I started "training" which I can hardly call it that, because I was not running consistently and postponing runs because of sick children, sick mommy, too much to do, too cold, any excuse you name it. 
To make matters worse, we have had very cold weather and lots of snow. 
I would much rather run outside than anywhere else but I am clumsy and don't even chance it if it is slippery.  There have been a few times I have ended with my face in the mud.  Literally.
So I have to take my butt to the gym and run on the track or treadmill. 
Which would be great, if my baby wouldn't start bawling as soon as we pull into the YMCA parking lot.  It's like she knows mommy really needs to get a run in and she is going to see how dedicated I am. Sadly she wins most of the time. 

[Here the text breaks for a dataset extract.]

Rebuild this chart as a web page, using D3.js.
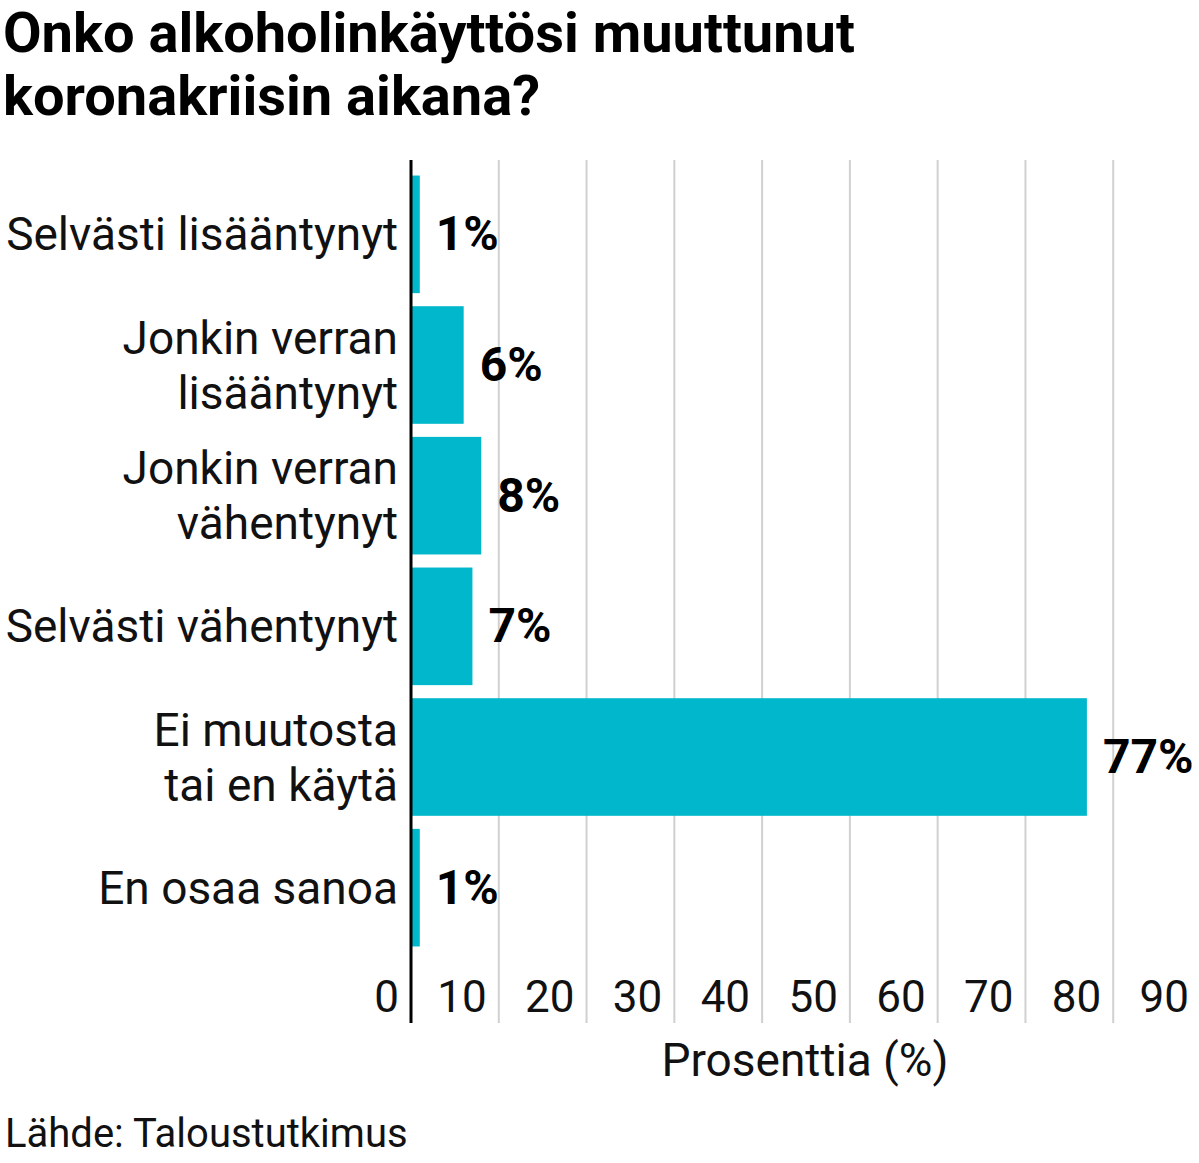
<!DOCTYPE html>
<html><head><meta charset="utf-8">
<script src="https://cdn.jsdelivr.net/npm/d3@7"></script>
<style>body{margin:0;background:#fff}text{font-family:Roboto,sans-serif}</style>
</head><body>
<svg id="c" width="1199" height="1163"></svg>
<script>
const categories=[["Selvästi lisääntynyt"],["Jonkin verran","lisääntynyt"],["Jonkin verran","vähentynyt"],["Selvästi vähentynyt"],["Ei muutosta","tai en käytä"],["En osaa sanoa"]];
const values=[1,6,8,7,77,1];
const ticks=[0,10,20,30,40,50,60,70,80,90];
const svg=d3.select("#c");
const x=d3.scaleLinear().domain([0,90]).range([411,1201]);
const y=d3.scaleBand().domain(d3.range(values.length)).range([169,953]).paddingInner(0.1).paddingOuter(0.05);
svg.append("text").attr("x",3).attr("y",52).attr("font-size",56).attr("font-weight",700).text("Onko alkoholinkäyttösi muuttunut");
svg.append("text").attr("x",3).attr("y",115).attr("font-size",56).attr("font-weight",700).text("koronakriisin aikana?");
svg.selectAll(".g").data(ticks.slice(1)).enter().append("line").attr("x1",d=>x(d)).attr("x2",d=>x(d)).attr("y1",160).attr("y2",1023).attr("stroke","#d0d0d0").attr("stroke-width",2);
svg.selectAll(".b").data(values).enter().append("rect").attr("x",x(0)).attr("y",(d,i)=>y(i)).attr("width",d=>x(d)-x(0)).attr("height",y.bandwidth()).attr("fill","#00b7cb");
svg.selectAll(".v").data(values).enter().append("text").attr("x",d=>x(d)+16).attr("y",(d,i)=>y(i)+y.bandwidth()/2+16).attr("font-size",48).attr("font-weight",700).text(d=>d+"%");
categories.forEach((c,i)=>{const cy=y(i)+y.bandwidth()/2;const n=c.length;
 c.forEach((l,j)=>svg.append("text").attr("x",398).attr("y",cy+16+(j-(n-1)/2)*55).attr("text-anchor","end").attr("font-size",46).attr("fill","#111").text(l));});
svg.selectAll(".t").data(ticks).enter().append("text").attr("x",d=>x(d)-12).attr("y",1012).attr("text-anchor","end").attr("font-size",44).attr("fill","#111").text(d=>d);
svg.append("line").attr("x1",x(0)).attr("x2",x(0)).attr("y1",160).attr("y2",1023).attr("stroke","#000").attr("stroke-width",3);
svg.append("text").attr("x",805).attr("y",1076).attr("text-anchor","middle").attr("font-size",46).attr("fill","#111").text("Prosenttia (%)");
svg.append("text").attr("x",5).attr("y",1147).attr("font-size",40).attr("fill","#111").text("Lähde: Taloustutkimus");
</script></body></html>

I hate being the mommy bringing the screaming/crying child and pulling her little fingers off of my coat and running for the door.  What a bad mommy!!!
I hear her cries of "hold me" and melt.  Wimp.
So if I can't run outside in 8 degree weather and 12" of snow and can't go to the gym without Lil Miss giving me fits, I am stuck at home thinking I need to be running..... but not.
{I go round and round in circles on the track at the gym}
 
So now it is 9 weeks away and I am freaking out!!
I have been running the last 3 weeks on a schedule, but as life would have it I've been sick and the kids have been sick more than any other time in my life.  Of course. 
It hit me really hard when a week ago, I talking about going to Columbus for the race and my husband responded "you are running in it?"
Okay, my husband is usually sleeping when I go out running in the morning, but if he isn't seeing me dedicated into this training I have a problem. 
 
So I am putting this out there, because I am going to really kick it into gear. 
My only goal for this year was to run the whole thing, which I didn't do last year. 
NOW my goal is just to complete it like I did last year. 
Those are my expectations. 
Nothing spectacular but this girl is not a runner.
I am a fat girl pretending I can run.
 
So the excuses stop now and I am doing this thing. 
The truth hurts that I am not where I want to be on this running journey so
I may need motivation and encouragement along the way because life is well, LIFE.
Let's see what I can do!!!
 


1 comment:

  1. You can do it mommy! Maybe Lily will like it better if Olivia is there with her. If it helps we can be there on Thursdays and Fridays!